I am quite sorry to say that the doctrines don’t go much farther than that, and while they may provide a model of sufficient functionality as to feed the intellect, they are intrinsically destined to leave the rest of us in a state of uneasiness.  It does not satisfy the heart that its sole purpose of being would be merely to make a single decision.  And that is where the misunderstanding lies.  All of us, no matter how strongly convinced of the necessity of supernatural reality, are prone, at times, to naturalism.  The better half of the mind might know that sheer joy awaits us after death, but the will cannot help the dread of something after death, the undiscovered country from whose bourn no travel returns.  And so also, while one may know very well that a better purpose awaits us in Heaven, it is almost impossible to not be bothered that nothing so grand exists in this life alone.

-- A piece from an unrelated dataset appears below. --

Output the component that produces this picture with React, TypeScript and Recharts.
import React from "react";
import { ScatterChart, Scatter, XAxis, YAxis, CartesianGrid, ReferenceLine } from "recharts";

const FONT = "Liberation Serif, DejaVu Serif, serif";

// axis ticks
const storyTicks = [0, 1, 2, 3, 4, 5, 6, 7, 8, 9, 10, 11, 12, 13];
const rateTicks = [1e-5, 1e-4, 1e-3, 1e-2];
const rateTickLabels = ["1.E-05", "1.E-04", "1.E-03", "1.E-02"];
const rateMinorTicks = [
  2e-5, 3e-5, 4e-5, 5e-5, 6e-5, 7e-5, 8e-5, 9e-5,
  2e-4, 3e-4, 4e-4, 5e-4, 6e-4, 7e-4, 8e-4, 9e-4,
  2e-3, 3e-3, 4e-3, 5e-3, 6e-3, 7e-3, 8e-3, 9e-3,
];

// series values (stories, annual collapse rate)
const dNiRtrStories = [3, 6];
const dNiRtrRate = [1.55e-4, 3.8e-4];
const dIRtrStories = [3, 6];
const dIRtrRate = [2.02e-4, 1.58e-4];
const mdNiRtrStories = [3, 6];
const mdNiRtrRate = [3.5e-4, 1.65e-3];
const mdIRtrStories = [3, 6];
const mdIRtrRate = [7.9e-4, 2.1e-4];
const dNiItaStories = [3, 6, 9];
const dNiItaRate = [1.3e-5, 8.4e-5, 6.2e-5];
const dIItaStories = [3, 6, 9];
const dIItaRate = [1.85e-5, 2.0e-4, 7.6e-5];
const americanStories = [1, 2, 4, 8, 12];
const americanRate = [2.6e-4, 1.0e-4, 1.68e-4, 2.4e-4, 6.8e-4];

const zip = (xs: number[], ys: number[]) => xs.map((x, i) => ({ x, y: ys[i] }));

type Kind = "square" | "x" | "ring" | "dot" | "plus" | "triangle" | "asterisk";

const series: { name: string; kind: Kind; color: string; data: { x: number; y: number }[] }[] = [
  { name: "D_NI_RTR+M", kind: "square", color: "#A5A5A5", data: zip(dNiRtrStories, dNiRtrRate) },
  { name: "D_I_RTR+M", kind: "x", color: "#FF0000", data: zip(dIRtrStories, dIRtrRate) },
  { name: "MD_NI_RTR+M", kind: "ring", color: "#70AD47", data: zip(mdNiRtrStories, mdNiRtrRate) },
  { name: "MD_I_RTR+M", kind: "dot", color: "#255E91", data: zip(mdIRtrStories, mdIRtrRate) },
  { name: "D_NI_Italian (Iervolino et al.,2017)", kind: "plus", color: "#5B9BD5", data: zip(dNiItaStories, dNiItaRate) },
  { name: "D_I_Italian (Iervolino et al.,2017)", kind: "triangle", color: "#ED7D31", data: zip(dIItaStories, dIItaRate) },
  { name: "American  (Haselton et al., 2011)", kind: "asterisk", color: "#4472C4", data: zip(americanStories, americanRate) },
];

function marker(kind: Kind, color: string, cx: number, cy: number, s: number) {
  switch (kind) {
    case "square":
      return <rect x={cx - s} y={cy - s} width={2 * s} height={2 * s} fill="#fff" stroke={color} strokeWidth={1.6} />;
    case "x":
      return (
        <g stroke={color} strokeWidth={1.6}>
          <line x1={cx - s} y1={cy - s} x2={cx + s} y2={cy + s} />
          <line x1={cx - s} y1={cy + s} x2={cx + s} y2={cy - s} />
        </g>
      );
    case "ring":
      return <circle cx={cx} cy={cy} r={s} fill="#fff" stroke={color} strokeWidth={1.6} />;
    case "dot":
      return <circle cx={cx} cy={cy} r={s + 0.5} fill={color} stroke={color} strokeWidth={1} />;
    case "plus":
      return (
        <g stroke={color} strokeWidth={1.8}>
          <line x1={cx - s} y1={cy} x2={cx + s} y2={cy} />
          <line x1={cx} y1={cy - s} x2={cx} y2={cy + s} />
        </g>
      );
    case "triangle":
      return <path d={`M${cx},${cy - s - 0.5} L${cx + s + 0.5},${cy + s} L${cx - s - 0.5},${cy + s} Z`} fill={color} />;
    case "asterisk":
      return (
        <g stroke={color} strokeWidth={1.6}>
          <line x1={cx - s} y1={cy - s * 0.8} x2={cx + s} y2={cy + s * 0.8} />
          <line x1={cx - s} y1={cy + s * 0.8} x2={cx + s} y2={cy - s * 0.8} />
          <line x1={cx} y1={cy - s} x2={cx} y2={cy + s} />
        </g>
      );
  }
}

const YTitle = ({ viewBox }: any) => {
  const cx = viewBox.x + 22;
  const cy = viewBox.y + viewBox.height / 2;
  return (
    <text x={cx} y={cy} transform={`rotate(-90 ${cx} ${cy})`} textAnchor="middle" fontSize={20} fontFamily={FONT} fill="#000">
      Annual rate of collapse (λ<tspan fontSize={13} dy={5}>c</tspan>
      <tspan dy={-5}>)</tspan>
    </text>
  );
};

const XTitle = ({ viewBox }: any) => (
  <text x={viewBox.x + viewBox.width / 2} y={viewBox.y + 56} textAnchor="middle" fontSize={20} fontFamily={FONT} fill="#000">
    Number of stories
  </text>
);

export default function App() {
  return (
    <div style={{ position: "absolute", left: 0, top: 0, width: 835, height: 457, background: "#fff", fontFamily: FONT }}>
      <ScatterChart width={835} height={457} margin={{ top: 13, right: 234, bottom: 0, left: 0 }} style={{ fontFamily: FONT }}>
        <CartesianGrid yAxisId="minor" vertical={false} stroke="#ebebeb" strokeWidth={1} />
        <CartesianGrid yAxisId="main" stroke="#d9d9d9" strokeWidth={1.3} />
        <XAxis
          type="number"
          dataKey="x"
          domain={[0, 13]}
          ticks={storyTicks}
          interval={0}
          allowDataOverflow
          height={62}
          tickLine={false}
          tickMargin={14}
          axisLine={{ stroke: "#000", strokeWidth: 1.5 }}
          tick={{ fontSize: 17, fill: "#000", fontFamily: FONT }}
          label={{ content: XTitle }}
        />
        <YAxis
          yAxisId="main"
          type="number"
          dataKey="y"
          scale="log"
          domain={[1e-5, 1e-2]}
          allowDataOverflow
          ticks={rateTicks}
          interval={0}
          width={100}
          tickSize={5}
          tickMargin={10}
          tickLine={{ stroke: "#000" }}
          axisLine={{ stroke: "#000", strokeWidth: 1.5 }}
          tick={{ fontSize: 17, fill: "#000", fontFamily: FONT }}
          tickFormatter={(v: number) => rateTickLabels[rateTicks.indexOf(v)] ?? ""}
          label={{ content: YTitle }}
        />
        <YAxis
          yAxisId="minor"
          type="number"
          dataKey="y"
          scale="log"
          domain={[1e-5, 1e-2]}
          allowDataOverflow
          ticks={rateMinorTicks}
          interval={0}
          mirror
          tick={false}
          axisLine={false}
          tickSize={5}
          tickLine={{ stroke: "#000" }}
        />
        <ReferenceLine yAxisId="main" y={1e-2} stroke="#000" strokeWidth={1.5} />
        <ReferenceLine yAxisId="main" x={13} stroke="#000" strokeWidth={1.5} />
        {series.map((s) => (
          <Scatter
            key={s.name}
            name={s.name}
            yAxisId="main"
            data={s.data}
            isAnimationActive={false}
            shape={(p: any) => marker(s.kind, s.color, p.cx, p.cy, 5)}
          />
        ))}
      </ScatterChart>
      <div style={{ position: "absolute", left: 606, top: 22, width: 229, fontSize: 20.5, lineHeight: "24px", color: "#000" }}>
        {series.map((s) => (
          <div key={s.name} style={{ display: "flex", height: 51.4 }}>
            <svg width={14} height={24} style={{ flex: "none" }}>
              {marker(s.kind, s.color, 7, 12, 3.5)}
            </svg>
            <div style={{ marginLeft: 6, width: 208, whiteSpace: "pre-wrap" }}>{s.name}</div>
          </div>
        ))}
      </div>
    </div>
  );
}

And in a sense it doesn’t,  “Vanity, vanity, said the preacher,”  but there is still much reason to live, for that single decision which summarizes the entire occurrence of our earthly lives is so very important that it is worth an entire lifetime of toil to make it properly.  It is worth every drop of sweat, blood, and tears that goes into everything you do from creating a work of art, to playing a sport, to taking out the trash.  In fact, it was worth infinitely more than all that, for the decision to live would not even be yours to make had the Infinite God not first decided to die.